April 11, 2019In the News

The guest column below was published in El Defensor Chieftain on April 11, 2019.

By Michelle Chungtuyco, MD MS
Family Medicine Physician, Socorro Medical Group

If you are one of the 20 percent of Socorro County residents living with diabetes, you know that it can be an overwhelming diagnosis. You hear lots of new terms and have a steep learning curve.

Diabetes affects how your body uses blood sugar. If it is not well-managed, diabetes can cause too much sugar in the blood and lead to serious health risks. These include risks of stroke, heart disease, eye and kidney damage, and can lead to loss of limbs.

But, there is good news too. With lifestyle changes, patients can make a huge impact on their health and learn to live well with diabetes.

Physicians typically screen for diabetes at 40 but if patients are obese, they may be tested at 35. Women who develop diabetes during pregnancy or anyone with a parent or sibling with diabetes should also be tested earlier.
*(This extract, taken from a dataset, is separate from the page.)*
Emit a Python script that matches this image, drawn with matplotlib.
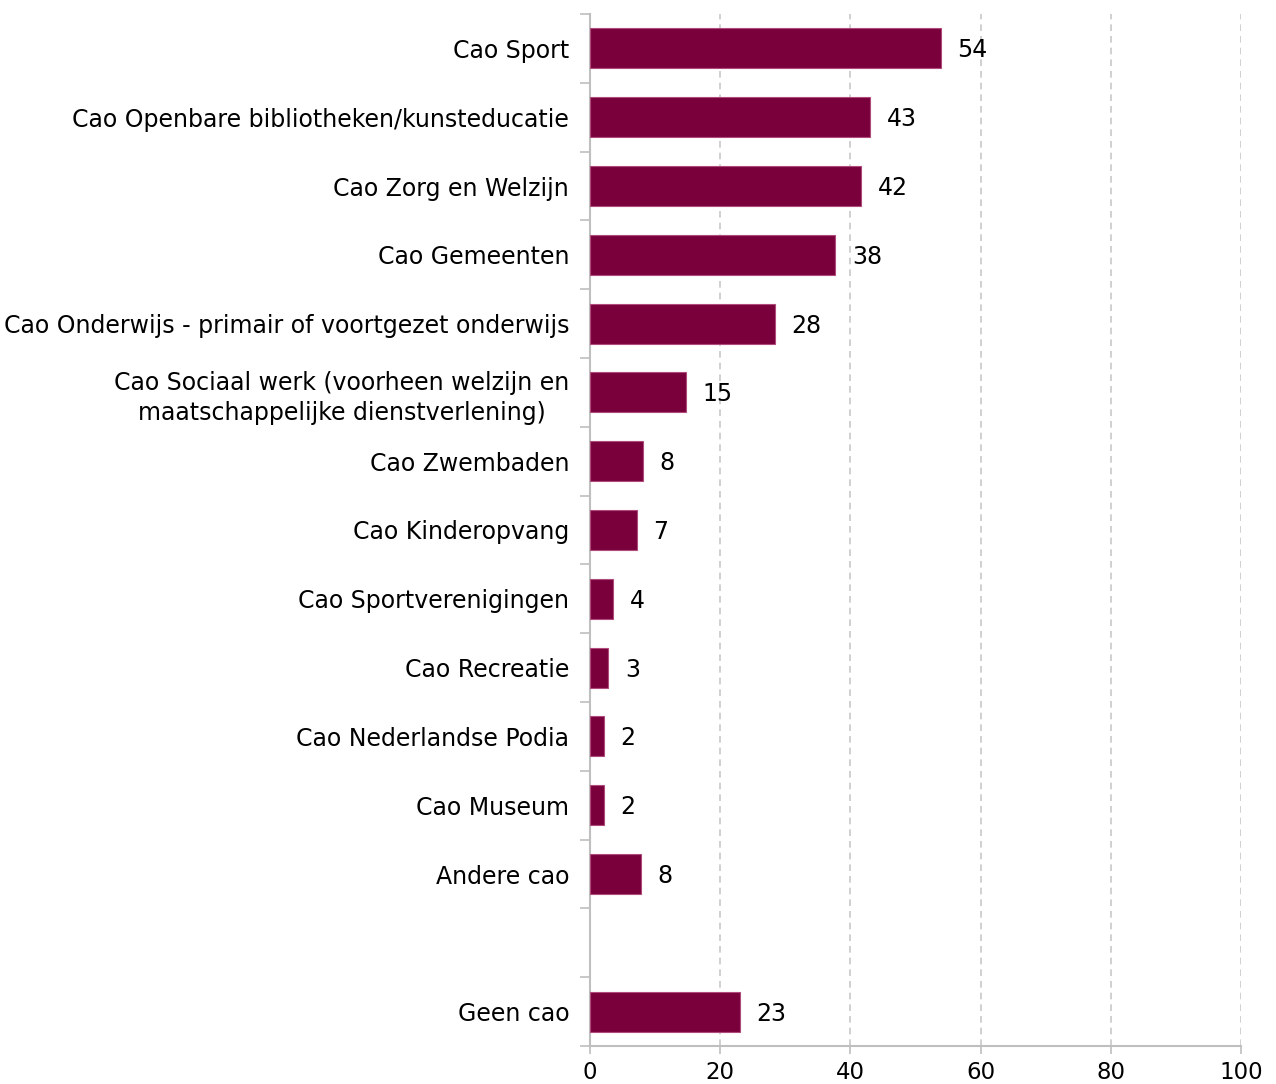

If tests identify patients as "prediabetic," that means that they do not have diabetes yet, but are at risk of progressing to diabetes. Usual tests include hemoglobin A1C (A1C) levels, with higher values meaning greater risk. A1C levels less than 5.7 are considered normal; prediabetics have levels of 5.7-6.4 and diabetics have A1C levels of 6.5 or higher.

When a patient is diagnosed as diabetic or prediabetic, there are key things to do.

First, move toward a Mediterranean diet that focuses on more vegetables, less meat and whole grains – which is good for all of us, not only people with diabetes. If this is too difficult at first, patients can focus on avoiding five things – sweets, rice, bread, pasta and potatoes – as well as cutting out soda and smoking. Exercising (at least brisk walking) for 30 minutes, five days a week, with the goal of increasing to an hour every day, is also key.

In addition to diet and exercise, managing diabetes means setting up regular appointments with your health care provider to test A1C levels, and also make sure related health issues are controlled.

For people with diabetes, medication often accompanies lifestyle changes. Metformin is one of the most common, but some people will eventually need insulin. For obese patients with diabetes, bariatric surgery may also be an option.

Diabetes is a serious condition, but it doesn't have to be scary. With regular medical care, exercise and a healthy diet, patients can keep it in check and lead healthy lives.